··· Provided data

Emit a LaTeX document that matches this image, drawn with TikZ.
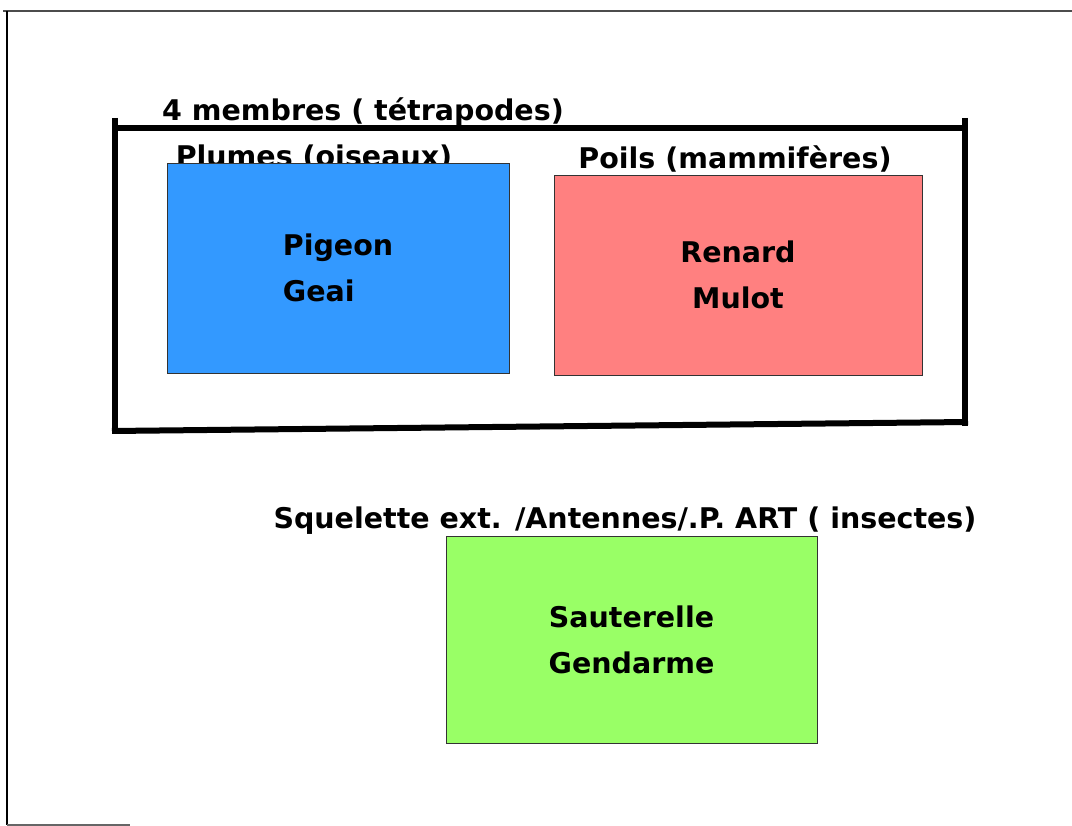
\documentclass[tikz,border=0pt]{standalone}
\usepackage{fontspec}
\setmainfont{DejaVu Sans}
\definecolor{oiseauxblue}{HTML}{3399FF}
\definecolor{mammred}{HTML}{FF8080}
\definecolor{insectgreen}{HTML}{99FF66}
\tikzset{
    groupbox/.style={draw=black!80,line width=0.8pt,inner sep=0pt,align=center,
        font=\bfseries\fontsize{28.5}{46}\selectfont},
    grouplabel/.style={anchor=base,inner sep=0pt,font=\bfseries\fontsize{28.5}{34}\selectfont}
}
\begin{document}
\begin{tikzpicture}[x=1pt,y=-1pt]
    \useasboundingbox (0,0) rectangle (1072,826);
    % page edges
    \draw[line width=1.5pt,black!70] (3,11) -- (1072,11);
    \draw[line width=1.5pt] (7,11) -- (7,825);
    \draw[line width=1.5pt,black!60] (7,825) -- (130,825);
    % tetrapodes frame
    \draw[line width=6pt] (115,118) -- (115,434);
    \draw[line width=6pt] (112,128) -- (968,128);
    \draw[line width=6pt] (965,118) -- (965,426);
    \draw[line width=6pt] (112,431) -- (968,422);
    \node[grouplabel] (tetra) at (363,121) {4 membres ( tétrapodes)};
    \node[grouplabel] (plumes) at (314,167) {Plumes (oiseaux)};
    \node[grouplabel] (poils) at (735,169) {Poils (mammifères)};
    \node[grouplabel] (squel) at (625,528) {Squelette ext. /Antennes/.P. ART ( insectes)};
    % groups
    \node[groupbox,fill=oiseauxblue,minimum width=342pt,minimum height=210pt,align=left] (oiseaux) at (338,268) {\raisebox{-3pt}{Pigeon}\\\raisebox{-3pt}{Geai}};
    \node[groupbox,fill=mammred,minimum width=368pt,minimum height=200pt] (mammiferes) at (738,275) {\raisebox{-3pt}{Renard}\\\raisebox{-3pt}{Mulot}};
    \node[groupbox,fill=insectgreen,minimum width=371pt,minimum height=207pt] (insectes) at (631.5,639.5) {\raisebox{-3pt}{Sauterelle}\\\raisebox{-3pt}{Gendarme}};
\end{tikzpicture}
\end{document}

······

■ **Task goal**
Output an exact copy of the material, with the pictures removed.

■ **Reply to the exercise**
Emit a LaTeX document that matches this image, drawn with TikZ.
\documentclass[tikz,border=0pt]{standalone}
\usepackage{fontspec}
\setmainfont{DejaVu Sans}
\definecolor{oiseauxblue}{HTML}{3399FF}
\definecolor{mammred}{HTML}{FF8080}
\definecolor{insectgreen}{HTML}{99FF66}
\tikzset{
    groupbox/.style={draw=black!80,line width=0.8pt,inner sep=0pt,align=center,
        font=\bfseries\fontsize{28.5}{46}\selectfont},
    grouplabel/.style={anchor=base,inner sep=0pt,font=\bfseries\fontsize{28.5}{34}\selectfont}
}
\begin{document}
\begin{tikzpicture}[x=1pt,y=-1pt]
    \useasboundingbox (0,0) rectangle (1072,826);
    % page edges
    \draw[line width=1.5pt,black!70] (3,11) -- (1072,11);
    \draw[line width=1.5pt] (7,11) -- (7,825);
    \draw[line width=1.5pt,black!60] (7,825) -- (130,825);
    % tetrapodes frame
    \draw[line width=6pt] (115,118) -- (115,434);
    \draw[line width=6pt] (112,128) -- (968,128);
    \draw[line width=6pt] (965,118) -- (965,426);
    \draw[line width=6pt] (112,431) -- (968,422);
    \node[grouplabel] (tetra) at (363,121) {4 membres ( tétrapodes)};
    \node[grouplabel] (plumes) at (314,167) {Plumes (oiseaux)};
    \node[grouplabel] (poils) at (735,169) {Poils (mammifères)};
    \node[grouplabel] (squel) at (625,528) {Squelette ext. /Antennes/.P. ART ( insectes)};
    % groups
    \node[groupbox,fill=oiseauxblue,minimum width=342pt,minimum height=210pt,align=left] (oiseaux) at (338,268) {\raisebox{-3pt}{Pigeon}\\\raisebox{-3pt}{Geai}};
    \node[groupbox,fill=mammred,minimum width=368pt,minimum height=200pt] (mammiferes) at (738,275) {\raisebox{-3pt}{Renard}\\\raisebox{-3pt}{Mulot}};
    \node[groupbox,fill=insectgreen,minimum width=371pt,minimum height=207pt] (insectes) at (631.5,639.5) {\raisebox{-3pt}{Sauterelle}\\\raisebox{-3pt}{Gendarme}};
\end{tikzpicture}
\end{document}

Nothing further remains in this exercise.